Question

Is the proof for the following proposition correct? Can it be simplified?

Answer 1

Proposition:
Let \(x_1, x_2, ..., x_n, ...\) be a convergent sequence of points in a metric space \((X, d)\). Further, let \(x\) and \(y\) be points in \((X, d)\) such that \(xn \to x\) and \(xn \to y\). Then \(x = y\).

Proof:
Assume that \(x \ne y\) then by the definition of a metric \(d(x,y) > 0\). Set \(\epsilon = \frac{1}{3} d(x,y)\) and choose some \(n > N\) where \(d(x,x_n\) and \(d(y,x_n\) less than \(\epsilon\). This is possibile by the definition of a convergent sequence.

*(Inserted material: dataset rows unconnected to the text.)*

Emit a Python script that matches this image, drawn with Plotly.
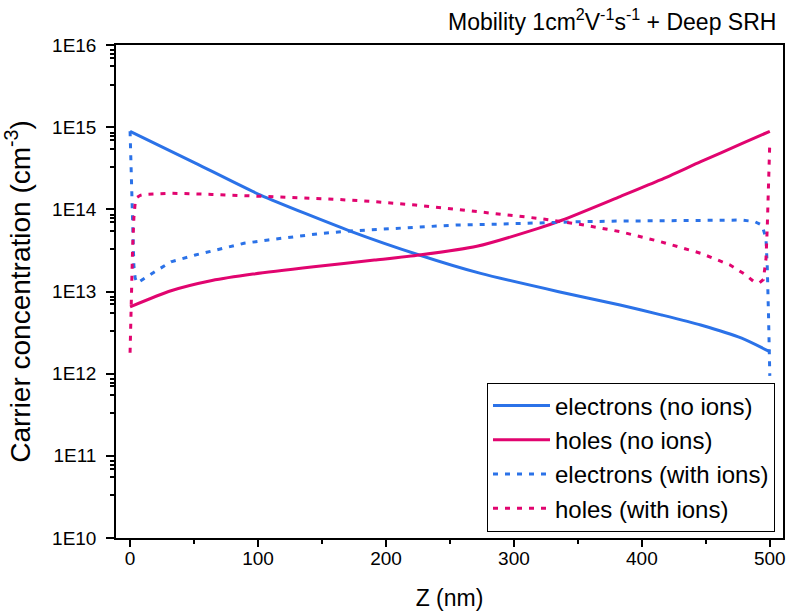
import plotly.graph_objects as go

# ---------------- data ----------------
z_e_noion = [0, 51, 102, 172, 226, 274, 335, 383, 415, 446, 478, 500]
n_e_noion = [8.9e14, 3.66e14, 1.49e14, 5.44e13, 2.78e13, 1.66e13, 9.95e12, 6.85e12,
             5.2e12, 3.91e12, 2.7e12, 1.85e12]

z_h_noion = [0, 32, 64, 96, 143.5, 191, 226, 271, 319, 338, 383, 414.5, 446, 478, 500]
p_h_noion = [6.5e12, 1.02e13, 1.36e13, 1.63e13, 2.0e13, 2.41e13, 2.78e13, 3.55e13,
             5.87e13, 7.41e13, 1.43e14, 2.28e14, 3.8e14, 6.3e14, 8.9e14]

z_e_ion = [0, 0.5, 1, 1.5, 2, 2.5, 3, 4, 5.5, 19, 32, 51, 70, 89, 108, 128, 150, 172,
           198, 223, 255, 287, 319, 351, 383, 414, 446, 478, 488, 494, 497, 498, 499, 500]
n_e_ion = [8.9e14, 5e14, 2.5e14, 1.2e14, 6e13, 3.2e13, 2e13, 1.45e13, 1.27e13, 1.73e13,
           2.3e13, 2.78e13, 3.29e13, 3.86e13, 4.24e13, 4.65e13, 5.1e13, 5.45e13, 5.76e13,
           6.15e13, 6.45e13, 6.6e13, 6.87e13, 7.07e13, 7.2e13, 7.27e13, 7.35e13, 7.4e13,
           7.1e13, 6.4e13, 4.4e13, 2e13, 5e12, 9.4e11]

z_h_ion = [0, 0.5, 1, 2, 3, 4, 5, 8, 11, 32, 64, 96, 128, 159, 191, 223, 255, 287, 319,
           351, 383, 414.5, 446, 469, 481, 488, 492, 495, 497, 498, 499, 500]
p_h_ion = [1.8e12, 4e12, 1e13, 3.5e13, 8e13, 1.2e14, 1.38e14, 1.48e14, 1.52e14, 1.57e14,
           1.52e14, 1.45e14, 1.4e14, 1.33e14, 1.24e14, 1.13e14, 1.0e14, 8.9e13, 7.76e13,
           6.6e13, 5.35e13, 4.04e13, 2.92e13, 2.1e13, 1.6e13, 1.3e13, 1.28e13, 1.4e13,
           2.5e13, 6e13, 2e14, 6.8e14]

series_names = ["electrons (no ions)", "holes (no ions)",
                "electrons (with ions)", "holes (with ions)"]

y_tick_vals = [1e10, 1e11, 1e12, 1e13, 1e14, 1e15, 1e16]
y_tick_text = ["1E10", "1E11", "1E12", "1E13", "1E14", "1E15", "1E16"]
x_tick_vals = [0, 100, 200, 300, 400, 500]
x_minor_vals = [50, 150, 250, 350, 450]

title_text = "Mobility 1cm<sup>2</sup>V<sup>-1</sup>s<sup>-1</sup> + Deep SRH"
x_title = "Z (nm)"
y_title = "Carrier concentration (cm<sup>-3</sup>)"

# ---------------- style ----------------
BLUE = "#2b72e8"
PINK = "#e1046f"
FONT = "Liberation Sans, Arial, sans-serif"
DOT = "5px,7px"

minor_y = []
for dec in range(10, 16):
    for m in (3.3, 5.5, 7.0, 7.8, 8.6):
        minor_y.append(m * 10 ** dec)

fig = go.Figure()
fig.add_trace(go.Scatter(x=z_e_noion, y=n_e_noion, name=series_names[0], mode="lines",
                         line=dict(color=BLUE, width=3, shape="spline", smoothing=0.6)))
fig.add_trace(go.Scatter(x=z_h_noion, y=p_h_noion, name=series_names[1], mode="lines",
                         line=dict(color=PINK, width=3, shape="spline", smoothing=0.6)))
fig.add_trace(go.Scatter(x=z_e_ion, y=n_e_ion, name=series_names[2], mode="lines",
                         line=dict(color=BLUE, width=3, dash=DOT)))
fig.add_trace(go.Scatter(x=z_h_ion, y=p_h_ion, name=series_names[3], mode="lines",
                         line=dict(color=PINK, width=3, dash=DOT)))

fig.update_layout(
    width=788, height=611,
    margin=dict(l=116, r=5, t=45, b=73, autoexpand=False),
    paper_bgcolor="white", plot_bgcolor="white",
    font=dict(family=FONT, color="black"),
    showlegend=True,
    legend=dict(x=0.988, xanchor="right", y=0.1643, yanchor="middle",
                bordercolor="black", borderwidth=1, bgcolor="white",
                font=dict(size=24, family=FONT), itemwidth=57,
                tracegroupgap=0),
    xaxis=dict(range=[-11, 510.3], showgrid=False, zeroline=False,
               showline=True, linecolor="black", linewidth=1.5, mirror=True,
               ticks="outside", ticklen=7, tickwidth=1.5, tickcolor="black",
               tickmode="array", tickvals=x_tick_vals,
               tickfont=dict(size=19, family=FONT), ticklabelstandoff=-5,
               minor=dict(ticks="outside", ticklen=4, tickwidth=1.5, tickcolor="black",
                          tickvals=x_minor_vals),
               title=dict(text=x_title, font=dict(size=23, family=FONT), standoff=22)),
    yaxis=dict(type="log", range=[10, 16], showgrid=False, zeroline=False,
               showline=True, linecolor="black", linewidth=1.5, mirror=True,
               ticks="outside", ticklen=8, tickwidth=1.5, tickcolor="black",
               tickmode="array", tickvals=y_tick_vals, ticktext=y_tick_text,
               tickfont=dict(size=19, family=FONT), ticklabelstandoff=6,
               minor=dict(ticks="outside", ticklen=4, tickwidth=1.5, tickcolor="black",
                          tickvals=minor_y),
               title=dict(text=y_title, font=dict(size=28, family=FONT), standoff=14)),
    annotations=[dict(text=title_text, xref="paper", yref="paper",
                      x=0.9925, y=1.05, xanchor="right", yanchor="middle",
                      showarrow=False, font=dict(size=23, family=FONT))],
)

fig.write_html("out.html", config={"displayModeBar": False},
               post_script="document.body.style.margin='0px';")
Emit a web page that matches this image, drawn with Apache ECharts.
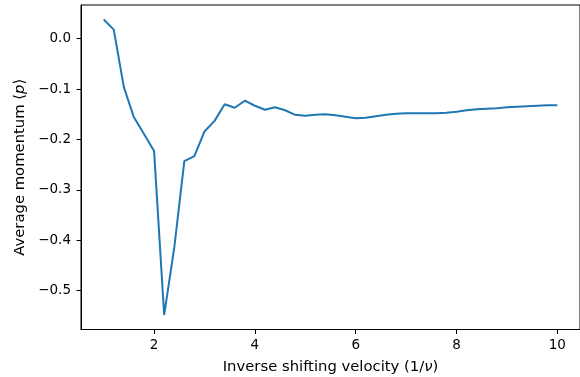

By the triangle equality:
\[d(x,y) \le d(x,x_n) + d(y,x_n) \lt 2 * \epsilon = \frac{2}{3}d(x,y)\]
This is a contradiction and therefore \(d(x,y)=0\) which implies \(x=y\).

Answer 2

Now without typos (@pre-algebra: wanna give it a try? ;-) )

Proposition:
Let \(x_1, x_2, ..., x_n, ...\) be a convergent sequence of points in a metric space \((X, d)\). Further, let \(x\) and \(y\) be points in \((X, d)\) such that \(x_n \to x\) and \(x_n \to y\). Then \(x = y\).

Proof:
Assume that \(x \ne y\) then by the definition of a metric \(d(x,y) > 0\). Set \(\epsilon = \frac{1}{3} d(x,y)\) and choose some \(n > N\) where \(d(x,x_n)\) and \(d(y,x_n)\) less than \(\epsilon\). This is possibile by the definition of a convergent sequence. By the triangle equality:
\[d(x,y) \le d(x,x_n) + d(y,x_n) \lt 2 * \epsilon = \frac{2}{3}d(x,y)\]
This is a contradiction and therefore \(d(x,y)=0\) which implies \(x=y\).

Answer 3

@mwande03 , @satellite73 : maybe one of you?

Answer 4

@pre-algebra : mentioning you didn't work the first time, so trying again...

Answer 5

let me help you out jerico:
@across @JamesJ @Zarkon help with proof?

Answer 6

Thanks @TuringTest ...